Tuesday, February 10, 2009

Increasing custodial deaths

Increasing Custodial Deaths


Your Editorial on the topic is timely and appropriate. The figures furnished by the state of Punjab on custodial deaths indicate a sharp increase from 2 in 2004 to 80 in 2006 and 63 in 2007.. The police and the state government have ignored the previous directives of the Supreme Court and they go on doing what they like with impunity. Men in uniform are meant to uphold the rule of law and not break it. Though they have the power to detain suspects and interrogate them in custody, they are not allowed to use third degree methods to extract confessions or torture them in an inhuman manner.
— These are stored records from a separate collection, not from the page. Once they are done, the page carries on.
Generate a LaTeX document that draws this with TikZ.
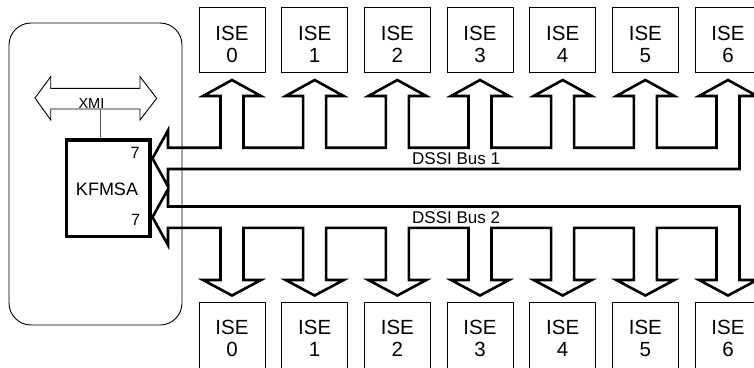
\documentclass[tikz,border=0pt]{standalone}
\usepackage{fontspec}
\setmainfont{Liberation Sans}
\begin{document}
\begin{tikzpicture}[x=1pt,y=-1pt,
  isebox/.style={draw, line width=1pt, minimum width=66pt, minimum height=65.4pt, inner sep=0pt},
  isetext/.style={font=\fontsize{20.5}{22}\selectfont, align=center, inner sep=0pt},
  bus/.style={line width=2.6pt, line join=miter, miter limit=12},
  buslbl/.style={font=\fontsize{17}{20}\selectfont, inner sep=0pt, anchor=base west},
  portlbl/.style={font=\fontsize{16.3}{18}\selectfont, inner sep=0pt, anchor=base east},
  thin/.style={line width=0.9pt},
]
\useasboundingbox (0,0) rectangle (754,367);

% system panel
\node[draw, thin, rounded corners=22pt, minimum width=173pt, minimum height=302pt, inner sep=0pt] (panel) at (95.5,174) {};

% KFMSA adapter
\node[draw, line width=3.3pt, minimum width=83.3pt, minimum height=96.7pt, inner sep=0pt] (k) at (108.35,188.35) {};
\node[font=\fontsize{18}{20}\selectfont, inner sep=0pt, anchor=base] (kt) at (107,195) {KFMSA};
\node[portlbl] (p1) at (140,158.3) {7};
\node[portlbl] (p2) at (140.3,225) {7};

% XMI bus
\draw[thin, line join=miter] (35,98) -- (50.7,76.7) -- (50.7,88.3) -- (140,88.3) -- (140,76.7)
  -- (156.7,98.3) -- (140,120) -- (140,109) -- (50.7,109) -- (50.7,120) -- cycle;
\node[font=\fontsize{14.5}{16}\selectfont, inner sep=0pt, anchor=base] (xmi) at (91.4,108.3) {XMI};
\coordinate (xmib) at (100.7,109);
\draw[line width=0.9pt, black!65] (xmib) -- (xmib |- k.north);

% ISE boxes
\foreach \i in {0,...,6} {
  \pgfmathsetmacro{\c}{232+82.667*\i}
  \node[isebox] (t\i) at (\c,40) {};
  \node[isetext] (tt\i) at (\c,44.3) {ISE\\\i};
  \node[isebox] (b\i) at (\c,335.35) {};
  \node[isetext] (bt\i) at (\c,338.4) {ISE\\\i};
}

% DSSI Bus 1
\draw[bus] (152.5,158.35) -- (168,130.35) -- (168,147.7)
  \foreach \i [evaluate=\i as \c using 232+82.667*\i] in {0,...,5} {
    -- ({\c-11.5},147.7) -- ({\c-11.5},96) -- ({\c-29},96) -- (\c,80)
    -- ({\c+29},96) -- ({\c+11.5},96) -- ({\c+11.5},147.7)
  }
  -- (716.5,147.7) -- (716.5,96) -- (699,96) -- (728,80) -- (757,96) -- (739.5,96)
  -- (739.5,169) -- (168,169) -- (168,186.35) -- cycle;
\node[buslbl] (bus1) at (412,164.5) {DSSI Bus 1};

% DSSI Bus 2
\draw[bus] (152.5,217.15) -- (168,189.15) -- (168,206.5) -- (739.5,206.5)
  -- (739.5,280) -- (757,280) -- (728,295.5) -- (699,280) -- (716.5,280) -- (716.5,227.8)
  \foreach \i [evaluate=\i as \c using 232+82.667*(5-\i)] in {0,...,5} {
    -- ({\c+11.5},227.8) -- ({\c+11.5},280) -- ({\c+29},280) -- (\c,295.5)
    -- ({\c-29},280) -- ({\c-11.5},280) -- ({\c-11.5},227.8)
  }
  -- (168,227.8) -- (168,245.15) -- cycle;
\node[buslbl] (bus2) at (412,223.3) {DSSI Bus 2};
\end{tikzpicture}
\end{document}
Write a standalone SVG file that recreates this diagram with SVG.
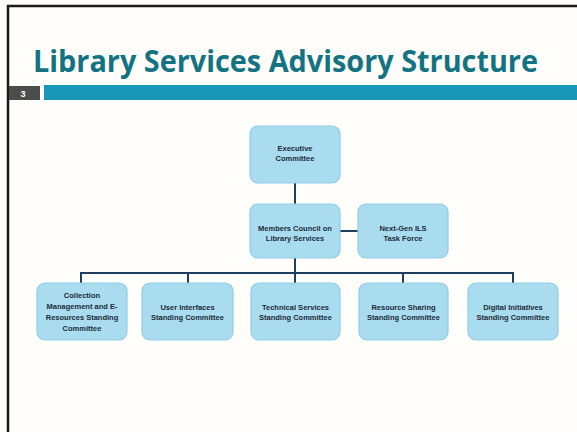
<svg xmlns="http://www.w3.org/2000/svg" width="577" height="432" viewBox="0 0 577 432">
<style>
.box{fill:#a9dcef;stroke:#8fcde6;stroke-width:1.2}
.lbl{font-family:"Liberation Sans",Arial,sans-serif;font-size:7.5px;font-weight:bold;fill:#1c2b3a;text-anchor:middle}
.con{stroke:#1f3d5c;stroke-width:2;fill:none}
</style>
<rect x="0" y="0" width="577" height="432" fill="#fffefb"/>
<path d="M8 432 V6 H577" fill="none" stroke="#1a1a1a" stroke-width="2.5"/>
<text x="33" y="72" font-family="'Open Sans',Lato,sans-serif" font-size="30" font-weight="bold" fill="#137382" textLength="505" lengthAdjust="spacingAndGlyphs">Library Services Advisory Structure</text>
<rect x="9" y="86" width="31" height="14" fill="#4b4d4b"/>
<text x="23" y="97" font-family="Liberation Sans,Arial,sans-serif" font-size="9" font-weight="bold" fill="#ffffff" text-anchor="middle">3</text>
<rect x="44" y="85" width="533" height="15" fill="#1796b8"/>
<g id="connectors">
<path class="con" d="M295 183 V204"/>
<path class="con" d="M340 231 H358"/>
<path class="con" d="M295 258 V273"/>
<path class="con" d="M81 283 V273 H513 V283"/>
<path class="con" d="M188 273 V283"/>
<path class="con" d="M295 273 V283"/>
<path class="con" d="M403 273 V283"/>
</g>
<g id="executive">
<rect class="box" x="250" y="126" width="90" height="57" rx="8"/>
<text class="lbl" x="295" y="151">Executive</text>
<text class="lbl" x="295" y="161">Committee</text>
</g>
<g id="members">
<rect class="box" x="250" y="204" width="90" height="54" rx="8"/>
<text class="lbl" x="295" y="231">Members Council on</text>
<text class="lbl" x="295" y="241">Library Services</text>
</g>
<g id="nextgen">
<rect class="box" x="358" y="204" width="90" height="54" rx="8"/>
<text class="lbl" x="403" y="231">Next-Gen ILS</text>
<text class="lbl" x="403" y="241">Task Force</text>
</g>
<g id="collection">
<rect class="box" x="37" y="283" width="90" height="57" rx="8"/>
<text class="lbl" x="82" y="298">Collection</text>
<text class="lbl" x="82" y="309">Management and E-</text>
<text class="lbl" x="82" y="320">Resources Standing</text>
<text class="lbl" x="82" y="331">Committee</text>
</g>
<g id="userinterfaces">
<rect class="box" x="142" y="283" width="91" height="57" rx="8"/>
<text class="lbl" x="187.5" y="310">User Interfaces</text>
<text class="lbl" x="187.5" y="320">Standing Committee</text>
</g>
<g id="technical">
<rect class="box" x="251" y="283" width="89" height="57" rx="8"/>
<text class="lbl" x="295.5" y="310">Technical Services</text>
<text class="lbl" x="295.5" y="320">Standing Committee</text>
</g>
<g id="resource">
<rect class="box" x="359" y="283" width="89" height="57" rx="8"/>
<text class="lbl" x="403.5" y="310">Resource Sharing</text>
<text class="lbl" x="403.5" y="320">Standing Committee</text>
</g>
<g id="digital">
<rect class="box" x="468" y="283" width="90" height="57" rx="8"/>
<text class="lbl" x="513" y="310">Digital Initiatives</text>
<text class="lbl" x="513" y="320">Standing Committee</text>
</g>
</svg>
There is no check on police behaviour There could be tremendous pressure on the police from influential persons and government agencies to get confessions, making it difficult for the lower rung of policemen to follow the rules. In the current nationl scenario, corruption at every level cannot be ruled out. Despite stringent directions from the High Courts and Supreme Court, no action seems to have been taken against the erring men in uniform. It is difficult in the nature of things to fix responsibility on the policemen on excesses. Passage of years with inaction helps the system to continue without any regard to civility and court directives. The common man is afraid of a policestation, its image as a station to redress problems or a 'Help Centre' has not emerged despite passage of 6 decades of independent India. This sorry state of custodial deaths is not confined to Punjab but happens in all the states in India, though with varying degree.
Now that the case has come before the Supreme court, it is for the state to punish all those guilty policemen who exceeded their brief and set standards and limits to interrogation procedure. The action taken must be widely published in the media to instill people's faith in the ongoing system.
Failure must be rewarded with peremptory and exemplary punishment. No civilised society can tolerate such inhuman excesses by the men in uniform.